After months of continuous growth and record highs, global gold prices witnessed a sharp fall on Tuesday. The price of gold dropped by around 6.14%, settling at $4,090 per ounce, marking the biggest single-day decline since April 2013. The sudden drop has surprised both investors and market analysts alike.
Key Reasons Behind the Fall in Gold Prices
Several major factors have contributed to this dramatic decline, all of which have influenced investor sentiment and the global financial outlook.

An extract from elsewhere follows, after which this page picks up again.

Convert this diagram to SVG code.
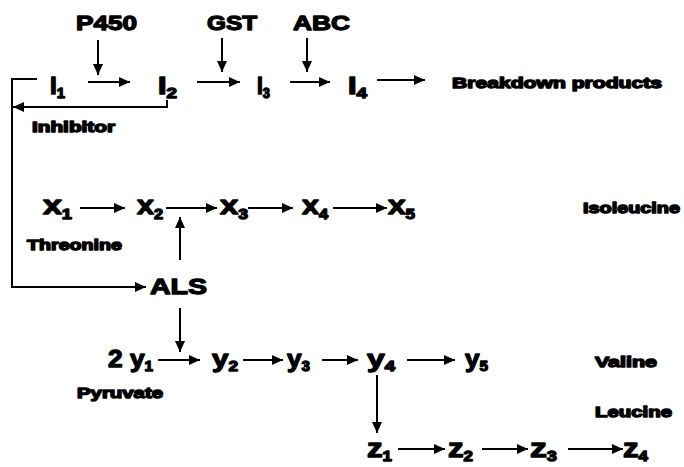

- Profit-taking at record highs
Gold prices had been soaring to record levels in recent months. As the metal reached historic highs, many investors decided to secure their profits by selling their holdings, resulting in increased supply and a sharp price correction. - Easing tensions between the U.S. and China
The reduction in geopolitical and trade tensions between the United States and China has lowered the demand for “safe-haven” assets like gold, as investors regain confidence in riskier investments. - Strengthening of the U.S. dollar index
A stronger U.S. dollar has made gold more expensive for buyers using other currencies, leading to reduced international demand and contributing to the price decline. - Signs of a U.S. government shutdown resolution
Positive signals suggesting that the U.S. government shutdown could soon end have improved market sentiment. As risk perception decreases, investors are shifting away from gold toward other asset classes. - Gold entering the ‘bubble zone’
Many analysts had previously warned that gold prices were entering a “bubble” phase. The rapid surge over recent months created unsustainable levels, and Tuesday’s correction appears to be a natural market adjustment.
Conclusion
The 6% plunge in gold prices marks a major shift in global market dynamics. Once seen as the safest and most stable investment, gold is now reflecting changing investor behavior and heightened market volatility.
Analysts suggest that while the market may stabilize in the coming weeks, future gold price trends will largely depend on the global economic outlook, U.S. dollar performance, and geopolitical developments.